Share Notes That Make the Clean More Accurate
A cleaner can do a better job when they’re not guessing what matters to you. A short note beats a long conversation at the door, especially if you’re rushing out.
Keep notes simple:
- Rooms to prioritise
- Anything to avoid (specific products, delicate surfaces)
- Any problem areas you want attention on
- Where supplies are, if you’re providing them
If you’re home, it’s still useful to let the cleaner work without constant check-ins. Clarity upfront usually leads to a smoother session.
Know What Not to Do Before the Cleaner Arrives
Some pre-clean habits actually make results worse or waste your effort.
Try to avoid:
- Spraying strong chemicals right before the visit, especially in bathrooms and kitchens
- Wet-mopping floors shortly beforehand, which can spread residue and slow drying
- Starting a big reorganising project that creates piles everywhere
- Leaving valuables and important documents on open surfaces
If you want to do one “bonus” step that helps without interfering, a quick vacuum of visible crumbs or pet hair can be fine. But save your energy for clearing access.
A 20-Minute Prep Plan for Busy Days
If you’re short on time, do this in order:
- Clear benches and bathroom vanity tops.
- Put away dishes or consolidate them in a tub.
- Pick up floors in main walkways and the living area.
- Move laundry into baskets and off bedroom floors.
- Leave a short note with priorities and any do-not-touch items.

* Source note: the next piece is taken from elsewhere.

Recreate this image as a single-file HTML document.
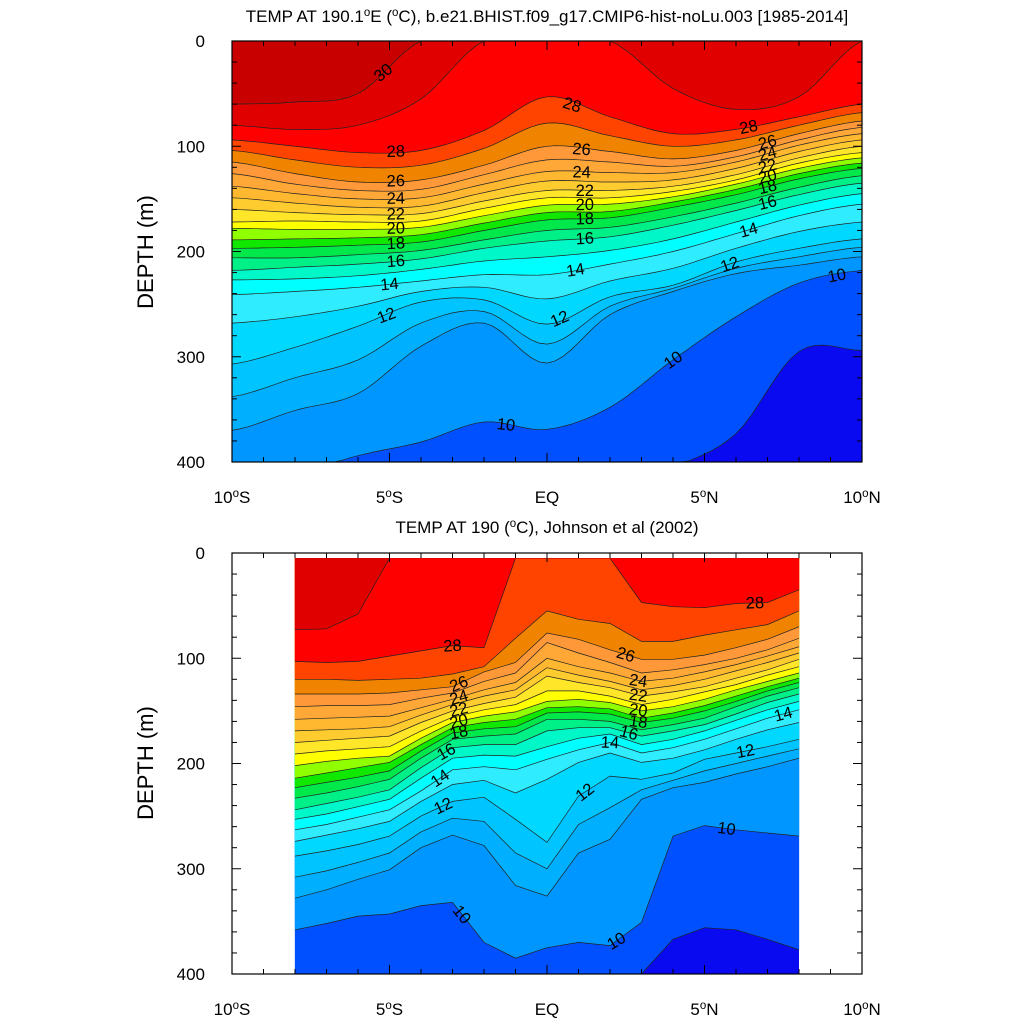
<!DOCTYPE html>
<html><head><meta charset="utf-8"><title>TEMP sections</title>
<style>
html,body{margin:0;padding:0;background:#fff;}
svg{display:block;font-family:"Liberation Sans",sans-serif;}
</style></head>
<body>
<svg id="fig" width="1024" height="1024" viewBox="0 0 1024 1024" xmlns="http://www.w3.org/2000/svg">
<rect x="0" y="0" width="1024" height="1024" fill="#fff"/>
<text x="547" y="22" font-size="17" text-anchor="middle">TEMP AT 190.1<tspan dy="-6" font-size="11.5">o</tspan><tspan dy="6">E (</tspan><tspan dy="-6" font-size="11.5">o</tspan><tspan dy="6">C), b.e21.BHIST.f09_g17.CMIP6-hist-noLu.003 [1985-2014]</tspan></text>
<text x="547" y="533" font-size="17" text-anchor="middle">TEMP AT 190 (<tspan dy="-6" font-size="11.5">o</tspan><tspan dy="6">C), Johnson et al (2002)</tspan></text>
<text transform="translate(153,252) rotate(-90)" font-size="22" text-anchor="middle">DEPTH (m)</text>
<text transform="translate(153,763) rotate(-90)" font-size="22" text-anchor="middle">DEPTH (m)</text>
<g id="topPlot"></g>
<g id="botPlot"></g>
</svg>
<script>
// ---- contour levels (°C) and band colours ----
const levels = [9,10,11,11.5,12,13,14,15,16,17,18,19,20,21,22,23,24,25,26,27,28,29,30];
const bandColors = ['#0a0af0','#0050ff','#0096ff','#00b0ff','#00c4ff','#00d8ff','#30ecff','#00ffff','#00f8c8','#00f088','#00e84a','#10e800','#90ff00','#ffff00','#ffe628','#ffcc30','#ffb830','#ffa838','#ff9838','#f08400','#ff4400','#ff0000','#e00000','#c80000'];

// ---- top panel (model): isotherm depths (m) at each latitude ----
const topLats = [-10,-8,-6,-4,-2,0,2,4,6,8,10];
const top_t09 = [470,460,450,440,430,430,425,405,373,295,294];
const top_t10 = [425,412,394,381,362,369,348,303,262,230,218];
const top_t11 = [370,351,335,290,268,306,260,238,221,213,205];
const top_t115 = [338,320,303,268,257,288,252,235,216,205,196];
const top_t12 = [307,291,271,248,246,269,243,232,210,197,188];
const top_t13 = [268,262,252,238,234,245,228,216,197,181,172];
const top_t14 = [241,238,234,228,222,222,212,200,183,166,155];
const top_t15 = [227,226,223,217,209,205,199,188,172,156,145];
const top_t16 = [218,215,212,207,197,190,186,175,161,146,135];
const top_t17 = [206,206,203,199,189,180,177,167,154,139,128];
const top_t18 = [197,196,194,191,180,170,168,158,146,131,121];
const top_t19 = [189,188,187,184,173,163,162,153,141,126,116];
const top_t20 = [178,179,179,177,166,156,155,148,136,121,111];
const top_t21 = [172,171,172,171,159,149,149,143,132,116,106];
const top_t22 = [160,163,165,164,152,142,142,138,127,111,100];
const top_t23 = [149,154,158,157,144,133,134,132,121,105,94];
const top_t24 = [138,145,150,149,136,124,125,125,115,99,88];
const top_t25 = [126,136,142,141,127,113,115,119,110,94,82];
const top_t26 = [115,126,134,132,118,100,105,112,104,88,76];
const top_t27 = [104,113,120,118,102,78,90,100,94,80,68];
const top_t28 = [94,100,106,104,85,53,72,88,84,72,60];
const top_t29 = [80,84,80,55,0,0,0,45,65,53,0];
const top_t30 = [60,58,50,0,0,0,0,0,0,0,0];
const topDepths = [top_t09,top_t10,top_t11,top_t115,top_t12,top_t13,top_t14,top_t15,top_t16,top_t17,top_t18,top_t19,top_t20,top_t21,top_t22,top_t23,top_t24,top_t25,top_t26,top_t27,top_t28,top_t29,top_t30];
const topLabelLevels = [30,28,26,24,22,20,18,16,14,12,10,28,26,24,22,20,18,16,14,12,10,28,26,24,22,20,18,16,14,12,10];
const topLabelLats  = [-5.2,-4.8,-4.8,-4.8,-4.8,-4.8,-4.8,-4.8,-5,-5.1,-1.3,0.8,1.1,1.1,1.2,1.2,1.2,1.2,0.9,0.4,4,6.4,7,7,7,7,7,7,6.4,5.8,9.2];

// ---- bottom panel (Johnson et al. 2002) ----
const botLats = [-8,-7,-6,-5,-4,-3,-2,-1,0,1,2,3,4,5,6,7,8];
const bot_t09 = [420,420,420,420,420,420,420,420,420,420,425,430,367,356,358,367,377];
const bot_t10 = [358,352,345,343,335,332,370,385,375,370,373,351,269,259,263,266,269];
const bot_t11 = [328,320,310,301,280,268,278,316,326,285,272,234,223,218,210,203,195];
const bot_t115 = [308,302,294,285,265,252,255,285,300,258,242,225,216,207,200,193,186];
const bot_t12 = [288,283,277,269,250,236,232,253,275,231,212,215,209,196,190,184,177];
const bot_t13 = [274,268,262,255,236,220,216,228,215,199,190,199,195,187,177,168,161];
const bot_t14 = [263,258,251,244,226,206,203,206,196,187,180,190,185,177,167,157,149];
const bot_t15 = [253,248,241,234,214,195,192,193,184,176,172,182,177,169,159,149,141];
const bot_t16 = [244,238,232,225,204,185,182,182,169,166,166,174,169,163,153,142,134];
const bot_t17 = [233,228,222,215,195,177,174,172,158,158,160,168,163,157,146,136,128];
const bot_t18 = [223,218,213,207,188,171,167,165,152,151,153,161,157,150,141,131,123];
const bot_t19 = [214,209,204,199,182,166,161,158,147,146,148,157,152,145,136,127,119];
const bot_t20 = [202,198,195,193,176,161,155,151,141,139,142,150,146,139,130,122,114];
const bot_t21 = [191,188,186,184,169,156,149,144,131,131,136,144,139,132,125,116,108];
const bot_t22 = [180,178,176,174,161,150,143,137,117,123,128,136,132,127,119,111,101];
const bot_t23 = [169,168,167,165,154,144,136,130,109,116,122,130,126,120,112,104,95];
const bot_t24 = [158,157,156,155,147,139,130,123,100,108,114,122,119,113,106,98,89];
const bot_t25 = [146,145,145,144,138,133,122,114,85,95,104,114,111,106,100,92,81];
const bot_t26 = [134,134,134,133,130,127,113,104,76,82,92,101,101,97,90,82,70];
const bot_t27 = [120,120,121,120,119,115,108,81,55,63,67,84,84,78,73,68,55];
const bot_t28 = [103,104,103,98,93,88,90,0,0,0,0,47,51,52,48,47,35];
const bot_t29 = [73,72,58,0,0,0,0,0,0,0,0,0,0,0,0,0,0];
const bot_t30 = [0,0,0,0,0,0,0,0,0,0,0,0,0,0,0,0,0];
const botDepths = [bot_t09,bot_t10,bot_t11,bot_t115,bot_t12,bot_t13,bot_t14,bot_t15,bot_t16,bot_t17,bot_t18,bot_t19,bot_t20,bot_t21,bot_t22,bot_t23,bot_t24,bot_t25,bot_t26,bot_t27,bot_t28,bot_t29,bot_t30];
const botLabelLevels = [28,26,24,22,20,18,16,14,12,10,26,24,22,20,18,16,14,12,10,28,14,12,10];
const botLabelLats  = [-3,-2.8,-2.8,-2.8,-2.8,-2.8,-3.2,-3.4,-3.3,-2.7,2.5,2.9,2.9,2.9,2.9,2.6,2,1.2,2.2,6.6,7.5,6.3,5.7];

// ---- axis tick labels ----
const depthTicks = [0,100,200,300,400];
const latTicks = [-10,-5,0,5,10];
const latTickLabels = ['10°S','5°S','EQ','5°N','10°N'];

const NS = 'http://www.w3.org/2000/svg';
function mk(tag, attrs, parent){
  const e = document.createElementNS(NS, tag);
  for (const k in attrs) e.setAttribute(k, attrs[k]);
  parent.appendChild(e);
  return e;
}
function catmull(lats, vals, smooth){
  const pts = [];
  if (!smooth){ for (let i=0;i<lats.length;i++) pts.push([lats[i], vals[i]]); return pts; }
  const n = lats.length, S = 8;
  for (let i=0;i<n-1;i++){
    const p0 = vals[Math.max(0,i-1)], p1 = vals[i], p2 = vals[i+1], p3 = vals[Math.min(n-1,i+2)];
    for (let s=0;s<S;s++){
      const t = s/S, t2=t*t, t3=t2*t;
      const v = 0.5*((2*p1)+(-p0+p2)*t+(2*p0-5*p1+4*p2-p3)*t2+(-p0+3*p1-3*p2+p3)*t3);
      pts.push([lats[i]+(lats[i+1]-lats[i])*t, v]);
    }
  }
  pts.push([lats[n-1], vals[n-1]]);
  return pts;
}
function interpAt(lats, vals, lat){
  for (let i=0;i<lats.length-1;i++){
    if (lat>=lats[i] && lat<=lats[i+1]){
      const f=(lat-lats[i])/(lats[i+1]-lats[i]);
      return vals[i]+(vals[i+1]-vals[i])*f;
    }
  }
  return vals[vals.length-1];
}

function drawPanel(g, cfg){
  const X = lat => cfg.left + (lat+10)/20*(cfg.right-cfg.left);
  const Y = d => cfg.top + d/400*(cfg.bottom-cfg.top);
  const clipId = cfg.id+'clip';
  const defs = mk('defs', {}, g);
  const cp = mk('clipPath', {id: clipId}, defs);
  mk('rect', {x: X(cfg.lats[0]), y: Y(cfg.surface)+0.8, width: X(cfg.lats[cfg.lats.length-1])-X(cfg.lats[0]), height: Y(400)-Y(cfg.surface)-0.8}, cp);
  const fills = mk('g', {}, g);
  
  
  const base = mk('rect', {x: X(cfg.lats[0]), y: Y(cfg.surface), width: X(cfg.lats[cfg.lats.length-1])-X(cfg.lats[0]), height: Y(400)-Y(cfg.surface), fill: bandColors[0]}, fills);
  
  
  const curves = [];
  for (let k=0;k<levels.length;k++){
    const pts = catmull(cfg.lats, cfg.depths[k], cfg.smooth).map(p => [p[0], Math.min(400, Math.max(cfg.surface, p[1]))]);
    curves.push(pts);
    let d = 'M'+X(pts[0][0]).toFixed(1)+','+Y(cfg.surface).toFixed(1);
    for (const p of pts) d += 'L'+X(p[0]).toFixed(1)+','+Y(p[1]).toFixed(1);
    d += 'L'+X(pts[pts.length-1][0]).toFixed(1)+','+Y(cfg.surface).toFixed(1)+'Z';
    const band = mk('path', {d: d, fill: bandColors[k+1], stroke: bandColors[k+1], 'stroke-width': 0.3}, fills);
    
    
  }
  const lines = mk('g', {'clip-path': 'url(#'+clipId+')'}, g);
  
  
  for (let k=0;k<levels.length;k++){
    const pts = curves[k];
    const ptsStr = pts.map(p => X(p[0]).toFixed(1)+','+Y(p[1]).toFixed(1)).join(' ');
    const ln = mk('polyline', {points: ptsStr, fill: 'none', stroke: '#222', 'stroke-width': 0.7}, lines);
    
    
  }
  const lg = mk('g', {}, g);
  
  
  for (let i=0;i<cfg.labelLevels.length;i++){
    const k = levels.indexOf(cfg.labelLevels[i]);
    const lat = cfg.labelLats[i];
    const dep = interpAt(cfg.lats, cfg.depths[k], lat);
    const d1 = interpAt(cfg.lats, cfg.depths[k], lat-0.3), d2 = interpAt(cfg.lats, cfg.depths[k], lat+0.3);
    let ang = Math.atan2(Y(d2)-Y(d1), X(lat+0.3)-X(lat-0.3))*180/Math.PI;
    ang = Math.max(-60, Math.min(60, ang));
    const tx = X(lat), ty = Y(dep);
    const t = mk('text', {x: tx, y: ty+5.5, 'font-size': 16.5, 'text-anchor': 'middle', fill: '#000', transform: 'rotate('+ang.toFixed(1)+' '+tx.toFixed(1)+' '+ty.toFixed(1)+')'}, lg);
    t.textContent = String(cfg.labelLevels[i]);
    
    
  }
  const fr = mk('rect', {x: cfg.left, y: cfg.top, width: cfg.right-cfg.left, height: cfg.bottom-cfg.top, fill: 'none', stroke: '#000', 'stroke-width': 1.2}, g);
  
  
  const tg = mk('g', {stroke: '#000', 'stroke-width': 1}, g);
  
  
  for (let lat=-10; lat<=10; lat++){
    const major = latTicks.indexOf(lat) >= 0;
    const L = major ? 9 : 5;
    mk('line', {x1: X(lat), x2: X(lat), y1: cfg.bottom, y2: cfg.bottom-L}, tg);
    mk('line', {x1: X(lat), x2: X(lat), y1: cfg.top, y2: cfg.top+L}, tg);
  }
  for (let d=0; d<=400; d+=20){
    const major = depthTicks.indexOf(d) >= 0;
    const L = major ? 9 : 5;
    mk('line', {x1: cfg.left, x2: cfg.left+L, y1: Y(d), y2: Y(d)}, tg);
    mk('line', {x1: cfg.right, x2: cfg.right-L, y1: Y(d), y2: Y(d)}, tg);
  }
  const yl = mk('g', {'font-size': 17, 'text-anchor': 'end'}, g);
  
  
  for (const d of depthTicks){
    const t = mk('text', {x: cfg.left-27, y: Y(d)+6}, yl);
    t.textContent = String(d);
    
    
  }
  const xl = mk('g', {'font-size': 17, 'text-anchor': 'middle'}, g);
  
  
  for (let i=0;i<latTicks.length;i++){
    const lab = latTickLabels[i];
    const t = mk('text', {x: X(latTicks[i]), y: cfg.bottom+41}, xl);
    if (lab.indexOf('°') >= 0){
      const parts = lab.split('°');
      t.appendChild(document.createTextNode(parts[0]));
      const sup = mk('tspan', {dy: -6, 'font-size': 11.5}, t);
      sup.textContent = 'o';
      const rest = mk('tspan', {dy: 6}, t);
      rest.textContent = parts[1];
    } else {
      t.textContent = lab;
    }
    
    
  }
}

drawPanel(document.getElementById('topPlot'), {id:'top', left:232, right:862, top:41, bottom:462, surface:0, lats: topLats, depths: topDepths, smooth: true, labelLevels: topLabelLevels, labelLats: topLabelLats});
drawPanel(document.getElementById('botPlot'), {id:'bot', left:232, right:862, top:553, bottom:974, surface:5, lats: botLats, depths: botDepths, smooth: false, labelLevels: botLabelLevels, labelLats: botLabelLats});
</script>
</body></html>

That’s usually enough to shift the cleaner’s time from “moving stuff” to actual cleaning.
How to Keep It Easy for Repeat Visits
Prep gets easier when you build one or two habits into the week. Small routines reduce the day-of scramble.
Two habits that help:
- A nightly five-minute reset of kitchen benches and the sink area
- A “home” for loose items (one basket for each high-traffic space)
When your baseline clutter is lower, every clean produces a more noticeable result, and you don’t feel like you’re starting from scratch each time.